Now, researchers at two U.S. universities may have resolved this conundrum—by putting ultrafast pulsed lasers and nonlinear optics on the case (Science, doi: 10.1126/science.aaw6699). The team reports that its approach can produce reliable welds in ceramic materials that are strong enough to stand up to rigorous vacuum tests. The researchers believe that the work opens up prospects for using versatile ceramic materials in areas ranging from optoelectronics to biocompatible devices to microelectromechanical systems.

Strong but sensitive

The problems in welding ceramics stem, ironically, from the very thing that makes them so useful in industrial applications: their high temperature resistance. That means that welding ceramics together effectively requires putting the ceramic components into a furnace, and firing the whole thing up to very high temperatures for a long time. Such a roasting isn’t the friendliest thing in the world for ceramic assemblies that integrate, for example, delicate electronic components or polymers. It’s also an expensive and energy-intensive process that limits ceramic welds to only high-cost components.

Previous efforts have attempted to press lasers into service in joining ceramics together. But the powerful continuous-wave (CW) lasers used in many industrial welding operations, when applied to joining ceramics, can lead to thermal shock of the ceramic and cracks that ruin the material.

Inspiration from glass welds

The U.S. research team—led by OSA member Javier Garay of the University of California, San Diego (UCSD), and Guillermo Aguilar of the University of California, Riverside (UCR)—took a fresh look at the problem, from two angles: the characteristics of the ceramic material itself, and the use of relatively low-average-power, ultrafast pulsed lasers rather than high-power CW lasers to do the heavy lifting.

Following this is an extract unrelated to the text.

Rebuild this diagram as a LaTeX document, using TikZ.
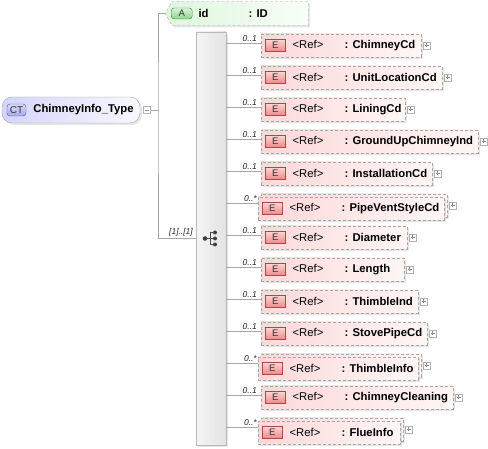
\documentclass[tikz,border=0pt]{standalone}
\usepackage{fontspec}
\setmainfont{Liberation Sans}
\usetikzlibrary{positioning,calc,shadows,shapes.symbols}

\definecolor{elemfill}{RGB}{252,216,216}
\definecolor{elemfade}{RGB}{255,246,246}
\definecolor{attrfill}{RGB}{222,246,222}
\definecolor{attrfade}{RGB}{248,254,248}
\definecolor{ctfill}{RGB}{212,212,250}
\definecolor{iconEtop}{RGB}{252,212,212}
\definecolor{iconEbot}{RGB}{236,136,136}
\definecolor{iconEline}{RGB}{168,72,72}
\definecolor{iconAtop}{RGB}{216,246,216}
\definecolor{iconAbot}{RGB}{140,208,140}
\definecolor{iconAline}{RGB}{60,128,60}
\definecolor{iconCTtop}{RGB}{218,218,252}
\definecolor{iconCTbot}{RGB}{168,168,232}
\definecolor{iconCTline}{RGB}{82,82,150}
\definecolor{edge}{RGB}{168,168,168}

\newcommand{\nm}{\fontsize{11.3}{13.5}\selectfont}
\newcommand{\reftext}[1]{\makebox[52pt][l]{<Ref>}\textbf{: #1}}

\tikzset{
  softshadow/.style={drop shadow={opacity=0.2, shadow xshift=2pt, shadow yshift=-2pt}},
  link/.style={draw=gray!70, line width=0.6pt},
  elembox/.style={draw=edge, dash pattern=on 3pt off 2pt, left color=elemfill,
    right color=elemfade, minimum height=23pt, inner sep=0pt, softshadow},
  iconE/.style={draw=iconEline, top color=iconEtop, bottom color=iconEbot,
    minimum width=20pt, minimum height=12pt, inner sep=0pt,
    font=\fontsize{9.5}{9.5}\selectfont, text=black!80},
  iconA/.style={iconE, draw=iconAline, top color=iconAtop, bottom color=iconAbot,
    rounded corners=3pt, minimum width=21pt, minimum height=11pt},
  iconCT/.style={iconE, draw=iconCTline, top color=iconCTtop, bottom color=iconCTbot,
    rounded corners=3pt, minimum width=19pt, font=\fontsize{10}{10}\selectfont},
  label/.style={inner sep=0pt, font=\nm, anchor=west},
  card/.style={inner sep=0pt, font=\fontsize{8.5}{9}\selectfont\itshape, text=black!85},
  minusbox/.style={draw=gray!60, fill=white, minimum size=7pt, inner sep=0pt,
    path picture={\draw[gray!90] ([xshift=1.5pt]path picture bounding box.west)
      -- ([xshift=-1.5pt]path picture bounding box.east);}},
  plusbox/.style={draw=gray!60, fill=white, minimum size=7pt, inner sep=0pt,
    path picture={\draw[gray!90] ([xshift=1.5pt]path picture bounding box.west)
      -- ([xshift=-1.5pt]path picture bounding box.east)
      ([yshift=1.5pt]path picture bounding box.south)
      -- ([yshift=-1.5pt]path picture bounding box.north);}},
  seqline/.style={draw=black!70, line width=1pt},
  seqdot/.style={fill=black!75, draw=none}
}

\begin{document}
\begin{tikzpicture}[x=1pt, y=-1pt]
\useasboundingbox (0,0) rectangle (488,449);

% complex type
\node[draw=edge, rounded corners=10pt, left color=ctfill, right color=ctfill!15,
      minimum width=138pt, minimum height=26pt, softshadow] (ct) at (71,110) {};
\node[iconCT, right=5pt of ct.west] (cticon) {CT};
\node[label, right=7pt of cticon] (ctname) {\textbf{ChimneyInfo\_Type}};
\node[minusbox, right=3pt of ct.east] (ctm) {};
\coordinate (fork) at (158,110);

% attribute
\node[signal, signal to=west, signal pointer angle=120, draw=edge,
      dash pattern=on 3pt off 2pt, left color=attrfill, right color=attrfade,
      minimum width=143pt, minimum height=24pt, inner sep=0pt, softshadow,
      anchor=west] (attr) at (165,13.5) {};
\node[iconA, right=6pt of attr.west] (aicon) {A};
\node[label, right=6pt of aicon] (aname) {\makebox[50pt][l]{\textbf{id}}\textbf{: ID}};

% sequence
\node[draw=gray!55, left color=gray!8, right color=gray!22, minimum width=30pt,
      minimum height=413pt, inner sep=0pt, softshadow] (bar) at (211,238.5) {};
\node[minimum size=16pt, inner sep=0pt] (seq) at (211,238.5) {};
\draw[seqline] ($(seq)+(-6,0)$) -- ($(seq)+(-1,0)$)
  ($(seq)+(-1,-6)$) -- ($(seq)+(-1,6)$);
\fill[seqdot] ($(seq)+(-6,0)$) circle (2.3pt);
\foreach \dy in {-6,0,6}{
  \draw[seqline] ($(seq)+(-1,\dy)$) -- ($(seq)+(3,\dy)$);
  \fill[seqdot] ($(seq)+(4,\dy)$) circle (2pt);
}

\draw[link] (ctm) -- (fork);
\draw[link] (attr.west) -| (fork) |- (bar.west |- seq);
\node[card, anchor=south east] (seqcard) at (193,236) {[1]..[1]};

% elements
\foreach \nme/\bw/\multi [count=\i from 0] in {ChimneyCd/160/0, UnitLocationCd/181/0,
    LiningCd/144/0, GroundUpChimneyInd/217/0, InstallationCd/171/0, PipeVentStyleCd/186/1,
    Diameter/146/0, Length/143/0, ThimbleInd/157/0, StovePipeCd/166/0, ThimbleInfo/160/1,
    ChimneyCleaning/192/0, FlueInfo/142/1}{
  \pgfmathsetmacro\yc{45.5+32*\i}
  \ifnum\multi=1
    \node[elembox, minimum width=\bw pt, anchor=west] (e\i) at (261,\yc) {};
    \node[elembox, minimum width=\bw pt, anchor=west] (f\i) at (258,{\yc+3}) {};
  \else
    \node[elembox, minimum width=\bw pt, anchor=west, alias=e\i] (f\i) at (261,\yc) {};
  \fi
  \node[iconE, right=4pt of f\i.west] (i\i) {E};
  \node[label, right=7pt of i\i] (t\i) {\reftext{\nme}};
  \node[plusbox, right=1.5pt of e\i.east] (x\i) {};
  \coordinate (p\i) at ($(f\i.west)+(0,{-2-3*\multi})$);
  \draw[link] (bar.east |- p\i) -- (p\i);
  \node[card, anchor=south east] (c\i) at ($(p\i -| 257,0)+(0,-1.5)$)
    {\ifnum\multi=1 0..*\else 0..1\fi};
}
\end{tikzpicture}
\end{document}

The team took as a starting point work in the past decade that has used ultrafast pulsed lasers to join certain glasses. In these welds, the laser focuses pulsed energy into the material at the weld point and stimulates nonlinear optical processes, such as multiphoton absorption, that lead to highly local heating and melting, without boosting the temperature of the surrounding material. The UCSD–UCR researchers reasoned that, by tweaking the optical transparency of ceramic materials, they might be able to pull off a similar trick in ceramic welds.

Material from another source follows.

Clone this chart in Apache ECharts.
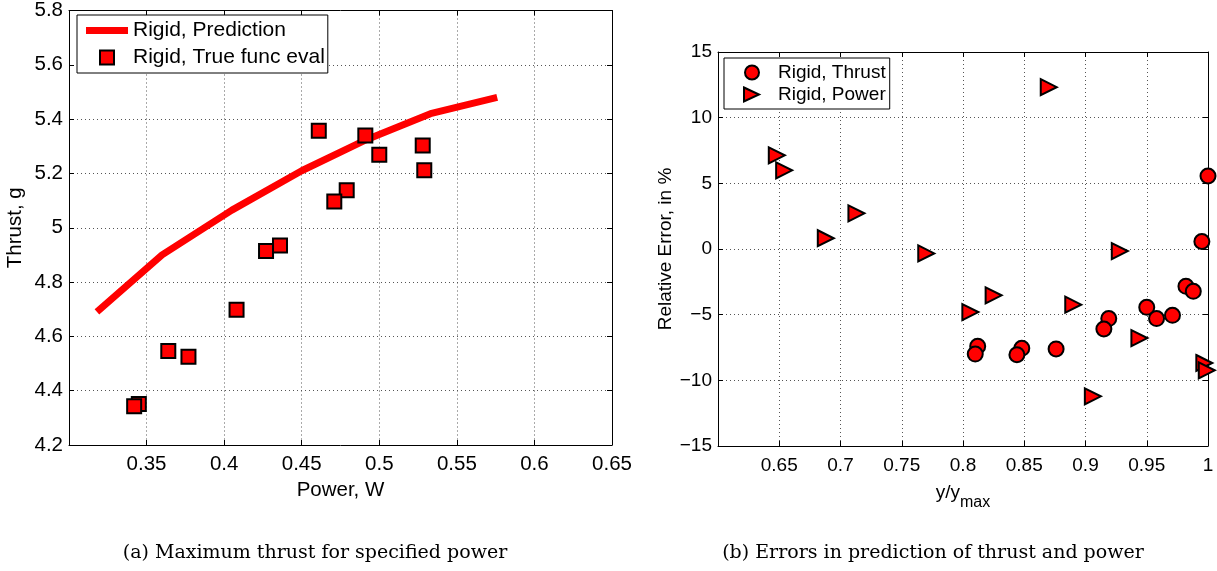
<!DOCTYPE html>
<html><head><meta charset="utf-8">
<script src="https://cdn.jsdelivr.net/npm/echarts@6/dist/echarts.min.js"></script>
<style>html,body{margin:0;padding:0;background:#fff}#c{width:1217px;height:571px}</style>
</head><body><div id="c"></div>
<script>
// (a) Maximum thrust for specified power
const predPower  = [0.318, 0.360, 0.405, 0.450, 0.490, 0.533, 0.576];
const predThrust = [4.690, 4.900, 5.065, 5.210, 5.320, 5.420, 5.480];
const truePower  = [0.461, 0.491, 0.500, 0.528, 0.529, 0.479, 0.471, 0.436, 0.427, 0.408, 0.364, 0.377, 0.345, 0.342];
const trueThrust = [5.357, 5.340, 5.269, 5.303, 5.212, 5.138, 5.097, 4.935, 4.914, 4.698, 4.546, 4.525, 4.351, 4.343];
// (b) Errors in prediction of thrust and power
const thrustRatio = [1.000, 0.995, 0.982, 0.988, 0.950, 0.958, 0.971, 0.919, 0.915, 0.812, 0.810, 0.848, 0.844, 0.876];
const thrustErr   = [5.56, 0.57, -2.84, -3.22, -4.44, -5.30, -5.05, -5.30, -6.09, -7.41, -8.00, -7.56, -8.05, -7.61];
const powerRatio  = [0.648, 0.654, 0.688, 0.713, 0.770, 0.870, 0.928, 0.806, 0.825, 0.890, 0.944, 0.906, 0.997, 0.999];
const powerErr    = [7.13, 5.99, 0.82, 2.72, -0.34, 12.32, -0.16, -4.80, -3.53, -4.24, -6.78, -11.22, -8.68, -9.24];
const leftXTicks  = {min: 0.3, max: 0.65, step: 0.05};
const leftYTicks  = {min: 4.2, max: 5.8, step: 0.2};
const rightXTicks = {min: 0.6, max: 1.0, step: 0.05};
const rightYTicks = {min: -15, max: 15, step: 5};

const zip = (a, b) => a.map((v, i) => [v, b[i]]);
const SANS = '"Liberation Sans", Arial, Helvetica, sans-serif';
const FSL = 20.5;  // left panel
const FSR = 19;    // right panel

function baseAxis(t, grid, pos, main, fmt, fs) {
  return {
    type: 'value', gridIndex: grid, position: pos,
    min: t.min, max: t.max, interval: t.step,
    axisLine: {show: true, onZero: false, lineStyle: {color: '#000', width: 1}},
    axisTick: {show: true, inside: true, length: 5, lineStyle: {color: '#000', width: 1}},
    axisLabel: {show: main, color: '#000', fontSize: fs, fontFamily: SANS, formatter: fmt},
    splitLine: {show: main, lineStyle: {color: '#555', width: 1, type: [1, 3]}}
  };
}
const fmtHideMin = (minV, dec) => v => (Math.abs(v - minV) < 1e-9 ? '' : String(+v.toFixed(dec)));
const fmtY1 = v => String(+v.toFixed(1));
const fmtY2 = v => String(Math.round(v)).replace('-', '\u2212');

const x0 = baseAxis(leftXTicks, 0, 'bottom', true, fmtHideMin(0.3, 2), FSL);
Object.assign(x0, {name: 'Power, W', nameLocation: 'middle', nameGap: 29,
  nameTextStyle: {color: '#000', fontSize: FSL, fontFamily: SANS}});
x0.axisLabel.margin = 9;
const x1 = baseAxis(leftXTicks, 0, 'top', false);
const x2 = baseAxis(rightXTicks, 1, 'bottom', true, fmtHideMin(0.6, 2), FSR);
Object.assign(x2, {name: 'y/y{sub|max}', nameLocation: 'middle', nameGap: 29,
  nameTextStyle: {color: '#000', fontSize: FSR, fontFamily: SANS,
    rich: {sub: {fontSize: 16, fontFamily: SANS, color: '#000', padding: [20, 0, 0, 0]}}}});
x2.axisLabel.margin = 10;
const x3 = baseAxis(rightXTicks, 1, 'top', false);

const y0 = baseAxis(leftYTicks, 0, 'left', true, fmtY1, FSL);
Object.assign(y0, {name: 'Thrust, g', nameLocation: 'middle', nameGap: 43,
  nameTextStyle: {color: '#000', fontSize: FSL, fontFamily: SANS}});
y0.axisLabel.margin = 6;
const y1 = baseAxis(leftYTicks, 0, 'right', false);
const y2 = baseAxis(rightYTicks, 1, 'left', true, fmtY2, FSR);
Object.assign(y2, {name: 'Relative Error, in %', nameLocation: 'middle', nameGap: 43,
  nameTextStyle: {color: '#000', fontSize: FSR, fontFamily: SANS}});
y2.axisLabel.margin = 6;
const y3 = baseAxis(rightYTicks, 1, 'right', false);

// icons padded to the full 42x14 item box so markers sit centred on the sample
const ICON_LINE = 'path://M0,3.5H42V10.5H0Z';
const ICON_SQ   = 'path://M0,0M42,14M14,0H28V14H14Z';
const ICON_CIR  = 'path://M0,0M42,14M14,7A7,7,0,1,1,28,7A7,7,0,1,1,14,7Z';
const ICON_TRI  = 'path://M0,0M42,14M13,0L28,7L13,14Z';

const legendCommon = {
  orient: 'vertical', backgroundColor: '#fff', borderColor: '#000', borderWidth: 1,
  itemWidth: 42, itemHeight: 14, selectedMode: false
};

const option = {
  backgroundColor: '#fff',
  animation: false,
  grid: [
    {left: 69, right: 605, top: 8, bottom: 126},
    {left: 718, right: 9, top: 52, bottom: 125}
  ],
  xAxis: [x0, x1, x2, x3],
  yAxis: [y0, y1, y2, y3],
  legend: [
    Object.assign({left: 77, top: 15, padding: [5, 3, 5, 8], itemGap: 6,
      textStyle: {color: '#000', fontSize: 21, fontFamily: SANS}, data: [
      {name: 'Rigid, Prediction', icon: ICON_LINE, itemStyle: {color: '#ff0000', borderWidth: 0}},
      {name: 'Rigid, True func eval', icon: ICON_SQ, itemStyle: {color: '#ff0000', borderColor: '#000', borderWidth: 2}}
    ]}, legendCommon),
    Object.assign({left: 724, top: 58, padding: [5, 4, 5, 6], itemGap: 3,
      textStyle: {color: '#000', fontSize: FSR, fontFamily: SANS}, data: [
      {name: 'Rigid, Thrust', icon: ICON_CIR, itemStyle: {color: '#ff0000', borderColor: '#000', borderWidth: 2}},
      {name: 'Rigid, Power', icon: ICON_TRI, itemStyle: {color: '#ff0000', borderColor: '#000', borderWidth: 2}}
    ]}, legendCommon)
  ],
  series: [
    {name: 'Rigid, Prediction', type: 'line', xAxisIndex: 0, yAxisIndex: 0, data: zip(predPower, predThrust),
      showSymbol: false, symbol: 'none', lineStyle: {color: '#ff0000', width: 7}, itemStyle: {color: '#ff0000'}, z: 2},
    {name: 'Rigid, True func eval', type: 'scatter', xAxisIndex: 0, yAxisIndex: 0, data: zip(truePower, trueThrust),
      symbol: 'rect', symbolSize: 14, itemStyle: {color: '#ff0000', borderColor: '#000', borderWidth: 2, opacity: 1}, z: 3},
    {name: 'Rigid, Thrust', type: 'scatter', xAxisIndex: 2, yAxisIndex: 2, data: zip(thrustRatio, thrustErr),
      symbol: 'circle', symbolSize: 15, itemStyle: {color: '#ff0000', borderColor: '#000', borderWidth: 2, opacity: 1}, z: 3},
    {name: 'Rigid, Power', type: 'scatter', xAxisIndex: 2, yAxisIndex: 2, data: zip(powerRatio, powerErr),
      symbol: 'path://M0,0L10,5L0,10Z', symbolSize: 16, itemStyle: {color: '#ff0000', borderColor: '#000', borderWidth: 2, opacity: 1}, z: 3}
  ],
  graphic: [
    {type: 'text', x: 315, y: 553, style: {text: '(a) Maximum thrust for specified power',
      font: '19px "DejaVu Serif", serif', fill: '#000', textAlign: 'center', textVerticalAlign: 'middle', verticalAlign: 'middle'}},
    {type: 'text', x: 933, y: 553, style: {text: '(b) Errors in prediction of thrust and power',
      font: '19px "DejaVu Serif", serif', fill: '#000', textAlign: 'center', textVerticalAlign: 'middle', verticalAlign: 'middle'}}
  ]
};
const chart = echarts.init(document.getElementById('c'), null, {renderer: 'canvas'});
chart.setOption(option);
</script>
</body></html>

Tweaking the material—and the laser pulses

two laser views

The team tested its technique on transparent (left) and traditional opaque (right) ceramics. [Image: David Baillot/UC San Diego Jacobs School of Engineering]

The team tried out the concept in two different sets of experiments. In one set, the researchers worked with a semitransparent ceramic, polycrystalline yttria-stabilized zirconia (YSZ), the transparency of which can be adjusted using simple thermal treatments. By tuning both the ceramic’s transparency and the characteristics of the laser pulse—pulse width, repetition rate and  exposure time—they were able to weld a transparent cylindrical cap onto a cylindrical tube. The joint held up to tests under ultra-high vacuum (similar to those used to validate seals on electronic and optoelectronic devices).

In a second set of experiments, the UCSD–UCR engineers attempted a simple join of two segments of a ceramic tube, using conventional, diffuse samples of YSZ and another ceramic material, polycrystalline alumina. Here, rather than trying to make the opaque ceramic more transparent to optimize the interaction, the team’s approach worked by opening a small, carefully tuned gap between the materials to be joined, to allow focusing of pulsed energy at the interface.

Shear-strength tests revealed that the weld’s strength depended heavily on tuning the laser parameters. Co-team-leader Aguilar, in a press release accompanying the work, characterized the “sweet spot” for the ultrafast pulses as a 2-ps pulse width, a 1-MHz repetition rate and a “moderate” total number of pulses. “This maximized the melt diameter, minimized material ablation, and timed cooling just right for the best weld possible,” according to Aguilar.

Works with a 50-W laser

photo of welded piece

The team used the technique to join a transparent ceramic cap to a ceramic tube. The resulting component withstood vacuum tests at the same level used to validate seals on electronic and optoelectronic devices. [Image: Garay lab/UC San Diego Jacobs School of Engineering]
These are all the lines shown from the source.